When My Figure-Skating AI Called a World Champion's Triple Axel "Under-Rotated"

I gave my figure-skating AI the easiest test I could think of: a textbook triple axel from a world champion. A jump you'd put in a coaching manual. If anything on earth was a clean, fully-rotated landing, this was it.

The system flagged it as under-rotated. High confidence on the defect.

I build JumpOnion, an app that analyzes a figure-skating jump from a single phone video. This was mid-development — the world champion's jump wasn't a customer or a test kid, it was how I checked whether the rotation detector was telling the truth or just talking. That one wrong answer is the reason JumpOnion works the way it does today.

Visual thesis map

The easiest test failed

One camera could not prove the landing

Thin evidence crossed the old gate

Silence became a product rule

Signals split into trust tiers

How I was testing it

This was the rotation calibration phase. I ran eleven real skating videos end to end — pose detection, then rotation analysis, then the full analytics pass — to see where the detector agreed with reality and where it didn't. The world champion's jump was supposed to be the easy "yes." It came back a confident "no."

So I opened up the numbers behind that single call.

Diagram 01

input

single phone angle

A clean jump enters the detector as one flattened camera view.

evidence

14 of 44 frames

The landing frames that actually showed the blade were sparse.

artifact

roughly 99 degrees

A projection artifact looked like a rotation defect.

Why a single camera lies

The rotation confidence on that landing was 0.61. Only 14 of the 44 landing frames actually caught the blade clearly enough to measure. From that one phone angle, the blade-to-body angle at touchdown came out roughly 99 degrees apart — the blade looked like it hadn't caught up to the body, which the detector reads as "still rotating on the landing = under-rotated."

It wasn't under-rotated. It was a projection artifact. One camera, the skater's glide direction, and the angle of the blade edge together faked a number that doesn't exist in three dimensions. The jump was fully rotated. The camera just couldn't prove it, and the detector mistook "can't prove" for "didn't happen."

The cheap fix and the expensive one

The cheap fix was one threshold. The detector only diagnoses rotation when its confidence in the measurement clears a gate — and the champion's jump landed just barely over that line. So it squeaked through and got "diagnosed." I raised the gate. Now a borderline reading like that one falls short, the diagnosis is suppressed, and the app says nothing instead of saying something false.

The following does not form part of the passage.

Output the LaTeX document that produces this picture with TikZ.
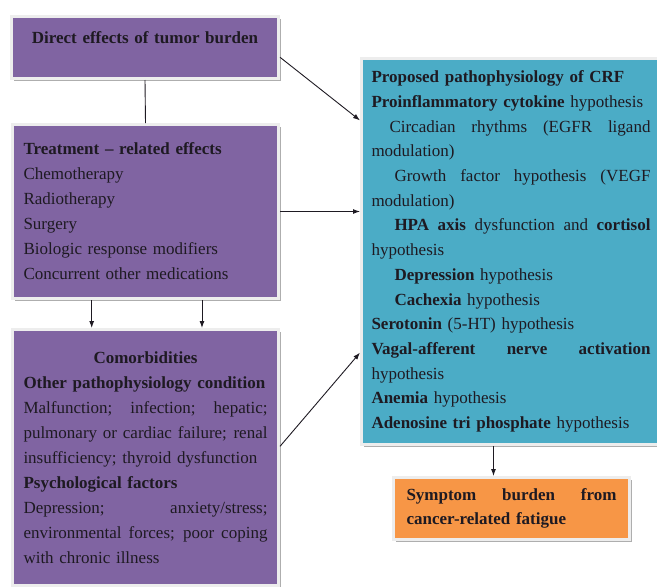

The expensive fix was the principle I had to commit to: I would rather the app stay silent than be confidently wrong.

That sounds obvious until you watch a product do the opposite. Most analysis tools are built to always have an answer. I decided mine wasn't allowed to, unless it could back the answer up.

Diagram 02

borderline measurement

0.61

A number can look precise while the camera evidence is still thin.

gate

product behavior

Strong evidence: diagnosis allowed

Borderline evidence: observation only

Thin evidence: no verdict

Why silence wins here

Figure skating is a small world. A coach or a competitive skater tries the app once, it tells them a clean jump is broken, and that verdict travels the whole rink by the next practice. So when the app isn't sure, I'd rather it say nothing than risk being wrong in front of the one coach who never comes back.

So here's the rule I shipped: if the system can misread a world champion's textbook jump from a bad angle, then an ordinary kid's half-rotation or a non-standard attempt deserves more caution, not less.I calibrate against the hardest jump I can verify, and when the camera's evidence is thin, the app keeps quiet.

What that looks like in the product

Diagram 03

tier 1output

strong

High-confidence rotation signal can become a visible diagnosis.

tier 2output

observation

Risk language stays hedged when the evidence is useful but not decisive.

tier 3output

experimental

Raw angles stay internal until they earn trust frame by frame.

Rotation diagnosis only fires above the confidence gate. Below it, the output stays an observation, not a verdict.
I split the signals into tiers: strong (high-confidence rotation), observation (risk levels, hedged), and experimental (raw angles I don't trust yet and don't show as conclusions).
I calibrate with jumps I can actually check frame by frame — including my own kids', who skate, so I know the ground truth before the model says a word.

The part of JumpOnion that matters most isn't one you can see in a screenshot. It's the answer the app decided not to give.